A contragosto de Dalva Ventura, bato este texto numa máquina de escrever. É minha pequena revolução contra a máquina – é que eu também me acho no direito de incendiar navios de vez em quando. Mas pense bem, meu caro juiz, a minha velha (porém conservada) Olivetti oferece algo que computador algum é capaz de fazer: saca só, por mais que você, meu querido pós-moderno, personagem de William Gibson, insista, não existe prazer contra essa violência exercida sobre as teclas – particularmente, lembro-me bastante de uma cena que sempre muito me comoveu.
Vladimir Nabokov, autor de Lolita, relata em posfácio de alguma edição de sua obra sobre um conto precursor do livro que mais tarde seria adaptado ao cinema por Stanley Kubrick. Este tratamento do trabalho o desagradou tanto que chegou ao cúmulo de tacá-lo ao fogo. Enfim, eu posso escrever o que eu quiser e depois picar tudo em pedacinhos e, por mais que a vida digital permita fazer isso com tudo que quisermos, não há nada como rasgar papel.
Volto à primeira cena (porque é no título que as histórias se iniciam perante o leitor): Antonio Fernando.
Antonio não deveria ser tema disto aqui, devia era de escrever uma autobiografia (e Dalva, também).

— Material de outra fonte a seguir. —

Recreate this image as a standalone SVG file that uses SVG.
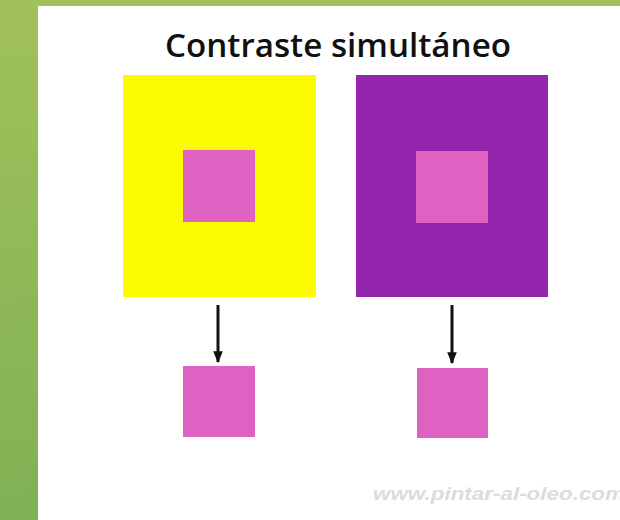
<svg xmlns="http://www.w3.org/2000/svg" width="620" height="520" viewBox="0 0 620 520">
<defs>
<linearGradient id="g" gradientUnits="userSpaceOnUse" x1="0" y1="0" x2="30" y2="520">
<stop offset="0" stop-color="#a1c15a"/>
<stop offset="1" stop-color="#80b155"/>
</linearGradient>
<marker id="ah" viewBox="0 0 10 10" refX="9" refY="5" markerWidth="4" markerHeight="4" orient="auto" markerUnits="strokeWidth">
<path d="M0,1 L10,5 L0,9 z" fill="#111"/>
</marker>
<style>
.pink{fill:#df62c2}
.arrow{stroke:#111;stroke-width:3;fill:none}
.title{font-family:"Open Sans","Liberation Sans",sans-serif;font-weight:600;font-size:33px;fill:#111}
.wm{font-family:"Liberation Sans",sans-serif;font-style:italic;font-weight:bold;font-size:19px;fill:#dcdcdc}
</style>
</defs>
<rect width="620" height="520" fill="#ffffff"/>
<rect x="0" y="0" width="620" height="6" fill="#a1c15a"/>
<rect x="0" y="0" width="38" height="520" fill="url(#g)"/>
<g id="title"><text class="title" x="338" y="57" text-anchor="middle" textLength="346" lengthAdjust="spacingAndGlyphs">Contraste simultáneo</text></g>
<g id="yellow-square">
<rect x="123" y="75" width="193" height="222" fill="#fdfb00"/>
<rect class="pink" x="183" y="150" width="72" height="72"/>
</g>
<g id="purple-square">
<rect x="356" y="75" width="192" height="222" fill="#9425ac"/>
<rect class="pink" x="416" y="151" width="72" height="72"/>
</g>
<g id="pink-left"><rect class="pink" x="183" y="366" width="72" height="71"/></g>
<g id="pink-right"><rect class="pink" x="417" y="368" width="71" height="70"/></g>
<g id="connectors">
<line class="arrow" x1="218" y1="305" x2="218" y2="362" marker-end="url(#ah)"/>
<line class="arrow" x1="452" y1="305" x2="452" y2="363" marker-end="url(#ah)"/>
</g>
<g id="watermark"><text class="wm" x="373" y="500" textLength="252" lengthAdjust="spacingAndGlyphs">www.pintar-al-oleo.com</text></g>
</svg>
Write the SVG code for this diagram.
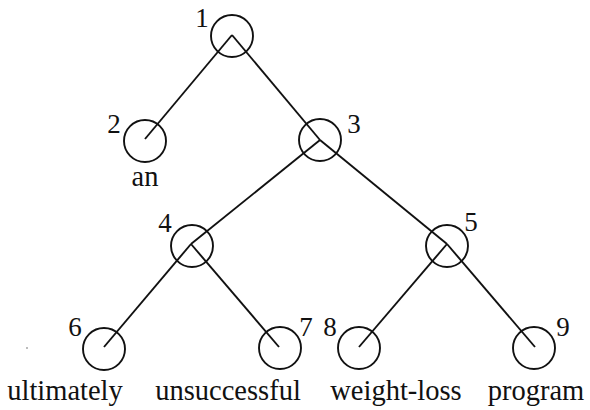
<svg xmlns="http://www.w3.org/2000/svg" width="590" height="410" viewBox="0 0 590 410">
<style>
  .node circle { fill: none; stroke: #111111; stroke-width: 1.9; }
  .edges line { stroke: #111111; stroke-width: 1.9; }
  text { font-family: "Liberation Serif", "Times New Roman", serif; fill: #111111; text-anchor: middle; }
  .num { font-size: 27px; }
  .word { font-size: 28.5px; }
</style>
<rect width="590" height="410" fill="#ffffff"/>
<g id="connectors" class="edges">
  <line x1="232" y1="35" x2="145" y2="139"/>
  <line x1="232" y1="35" x2="320" y2="140"/>
  <line x1="320" y1="140" x2="191" y2="244"/>
  <line x1="320" y1="140" x2="447" y2="244"/>
  <line x1="191" y1="244" x2="104" y2="347"/>
  <line x1="191" y1="244" x2="279" y2="347"/>
  <line x1="447" y1="244" x2="359" y2="347"/>
  <line x1="447" y1="244" x2="535" y2="347"/>
</g>
<g id="node1" class="node"><circle cx="232" cy="36" r="21"/><text class="num" x="202" y="27">1</text></g>
<g id="node2" class="node"><circle cx="145" cy="141" r="21"/><text class="num" x="114" y="133">2</text><text class="word" x="145" y="186">an</text></g>
<g id="node3" class="node"><circle cx="320" cy="140" r="21"/><text class="num" x="354" y="133">3</text></g>
<g id="node4" class="node"><circle cx="192" cy="246" r="21"/><text class="num" x="165" y="232">4</text></g>
<g id="node5" class="node"><circle cx="447" cy="246" r="21"/><text class="num" x="471" y="231">5</text></g>
<g id="node6" class="node"><circle cx="104" cy="349" r="21"/><text class="num" x="75" y="336">6</text><text class="word" x="65" y="400">ultimately</text></g>
<g id="node7" class="node"><circle cx="280" cy="348" r="21"/><text class="num" x="306" y="336">7</text><text class="word" x="228" y="400">unsuccessful</text></g>
<g id="node8" class="node"><circle cx="359" cy="348" r="21"/><text class="num" x="330" y="336">8</text><text class="word" x="396" y="400">weight-loss</text></g>
<g id="node9" class="node"><circle cx="534" cy="348" r="21"/><text class="num" x="563" y="336">9</text><text class="word" x="536" y="400">program</text></g>
<circle cx="27" cy="348" r="0.8" fill="#666666"/>
</svg>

Que me desculpem os que não conhecem esse pessoal. Isto aqui carrega o Antonio no título, mas no miolo tem tudo do povo lá da redação (Henrique, Flávia, Eloir, Daniel, Lúcio, Leonardo, Zé Duarte, que havia de enlouquecer se eu fosse bater à máquina por lá, e Dalva).
Na faculdade, tempo que será lembrado como uma breve miragem alcoólica para mim, Dalva era a professora que havia sido amiga do João Antonio. Se não conhece, não sabe o que anda perdendo. João me foi apresentado por Beto Garcia na intenção de me mostrar até onde a literatura poderia ir, desde que sangrasse (e Deus sabe que eu tenho andado nessa linha desde aquele tempo). E João, com esse nome assim, Antonio, simples, me parecia mais um pseudônimo, umas palavras trabalhadas, bem diferente das marteladas que tenho dado por aqui, mas tenho a esperança de que a violência seja a mesma. Ocorre que Dalva havia sido amiga de João, e o cara, um já notório pinguço, realmente existia. E existir acarreta em um bocado de coisa. Morrer, por exemplo.
O autor de Malagueta, Perus & Bacanaço, Malhação do Judas Carioca e Leão de Chácara morreu sozinho em seu apartamento, de tanto beber João finalmente encontrou sua página final. Para Dalva ele era um solitário, eu fico cá com a opinião de que as respostas estão todas lá, desde sempre marcadas no texto desse cara, cada página, cada vírgula, cada delírio de birita e cada porre de amor. Viva João Antonio!
E voltemos à redação. Eu não tenho certeza, mas acho que eu ocupo o computador que há alguns anos serviu à Andréa Freeze, que também já atendeu por Andréa Cristina, e isso é insanamente interessante, porque a minha primeira oportunidade para trabalhar com jornalismo foi com a Andréa, ainda em Macuco (aquele abraço!); uma experiência interessante – desafio qualquer um a permanecer são após um período trabalhando em um jornal de interior – interior mesmo – em período de eleições. Mas sobrevivemos. Todos nós, inclusive o Antonio Fernando, que trabalhou no mesmo lugar, só que alguns anos antes.
Agora me resta o vício solitário de escrever algo que dê alguma coerência a isso tudo – notem, por favor, que aqui falo de vício, não de tarefa. Outra coisa aprendida com João Antonio, e vista refletida em Antonio (o Fernando) na casa de Andréa n´outro dia, enquanto ele fazia um novo post em seu blog. E Antonio é assim, quase um cachorro bravo, um senso de humor e uma inteligência (e presença e capacidade) que até me deixa animado, seja lá no que for, quando for. Antonio Fernando é um cara legal.
E tenho até minha a consciência de que ainda tenho que catar algum fim por aqui, porque ainda há de se acreditar que terminar um texto com seu título é um desperdício de papel – e como o Antonio é safo e já aderiu ao computador (enquanto que eu fiz o caminho inverso), e palmas pra Dalva, porque nesse fim de quadro eu já estou com os dedos arrebentados.